Pas de volgende dag in de middag kwam ik erachter wat het was. De elektricien zou terugkomen de volgende ochtend, maar kwam natuurlijk pas in de middag. Je kunt in zo’n ochtend best een leuk aantal keren heen en weer naar de kast… maar nee, hoor, niks.
Ik gaf het op, ging het bed opmaken in Kamer Twee en toen ik er weer uit kwam, lag er opeens een plas water voor de deur. Huh? Regen kan het niet zijn, waar komt dit ineens vandaan??
Omhoog kijkend zag ik het: de ganglamp hing op half zeven, zijn glas zat driekwart vol, en het drupte gezellig door de blootgekomen boorgaatjes en langs de muur.

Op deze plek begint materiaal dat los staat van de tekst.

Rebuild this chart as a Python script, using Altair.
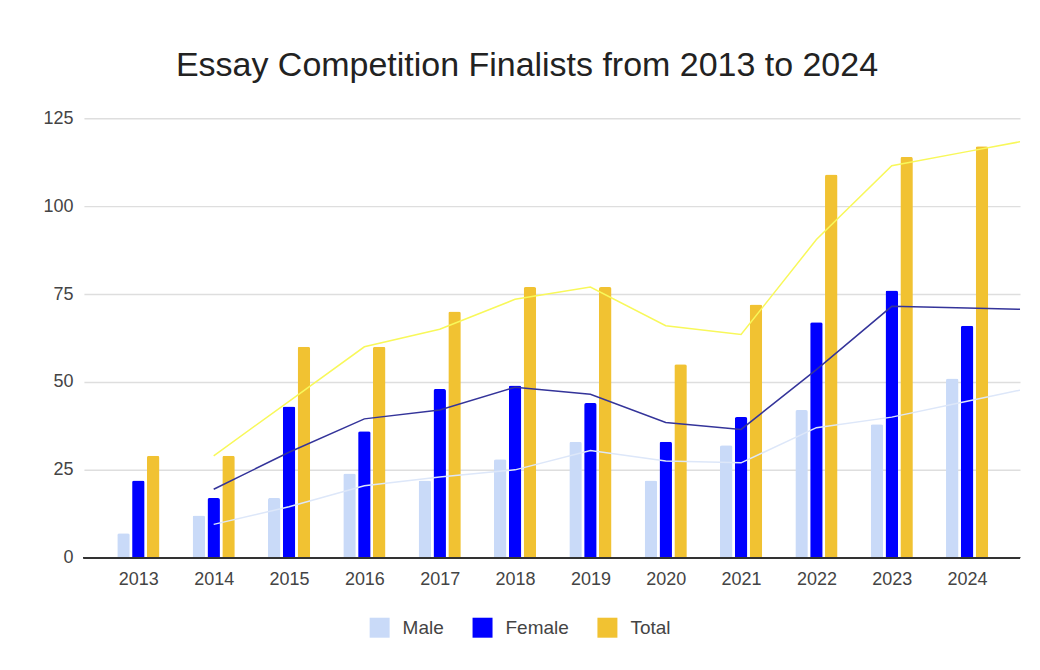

Ha! Daar is de boosdoener!
Binnen een uurtje was alles opgelost. En nu kan ik dus fijn dit stukje schrijven, met overal weer volop elektriciteit, en geen gepiep. Hèhè!
Dit is deel 8 van een “Trip down Memory Lane”, waarin Ellen Lanser herinneringen ophaalt aan de emigratie naar Portugal en de eerste ervaringen met de nieuwe cultuur. De vorige episodes kun je hier lezen: Alle berichten van Ellen Lanser.
Coosje van den Boom zegt
Heerlijk weer even terug in een (bijna) vergeten boek. In het huisje in Ribafria dat net te ver buiten het dorp stond om aangesloten te zijn op het “net” , water uit de bron 100 meter verderop. Maar jong als we toen nog waren, konden we alles aan. En met slangen vanuit de bron naar het huisje kon je aardig water laten stromen. Altijd een grote kan water (die blauwe hoge) bij het toilet. Afzien??? Welnee gewoon in een ander land terug naar de bron. Wat een genot en wat een rijkdom dat we dat allemaal hebben mogen meemaken. Het door vriendschap met een raadslid toch verkregen elektrawonder. Al jaren waren we daar erg veel, maar ja het dagelijks brood werd in Nederland verdiend. Alleen door te laten zien dat ook wij mensen waren en mensen die terug bleven komen, was die aansluiting gelukt. Pas toen kregen we ook aansluiting op het water van de Companhia, wat een tegenvaller, eerst met een echte bleeklucht, later weer te zout. Maar ach het leven was daar goed, zelfs als we aan huis gekluisterd zaten doordat de “weg” wegspoelde. Pure rijkdom dus die niet in geld is uit te drukken.
Elke zegt
Ellen, waar jij over praat, kennen wij al jaren.
jeanne zegt
Hoe houdt een mens onder dergelijke primitieve omstandigheden dit zo lang uit?
Ellen Lanser zegt
Tja, als je wat avontuur wilt in je leven, heb je weleens geen stroom – maar wel mooie verhalen! Liever primitief dan saai! Dank voor je reactie Jeanne, een zonnige groet vanuit Azenha, Ellen
E. Vomberg zegt
Is deze plek ook waar Hettie de Waard woonde?
Ellen Lanser zegt
Hallo E. Vomberg, ja, Hettie heeft hier een tijdje meegedraaid als vrijwilligster – maar dat is al een hele tijd geleden hoor!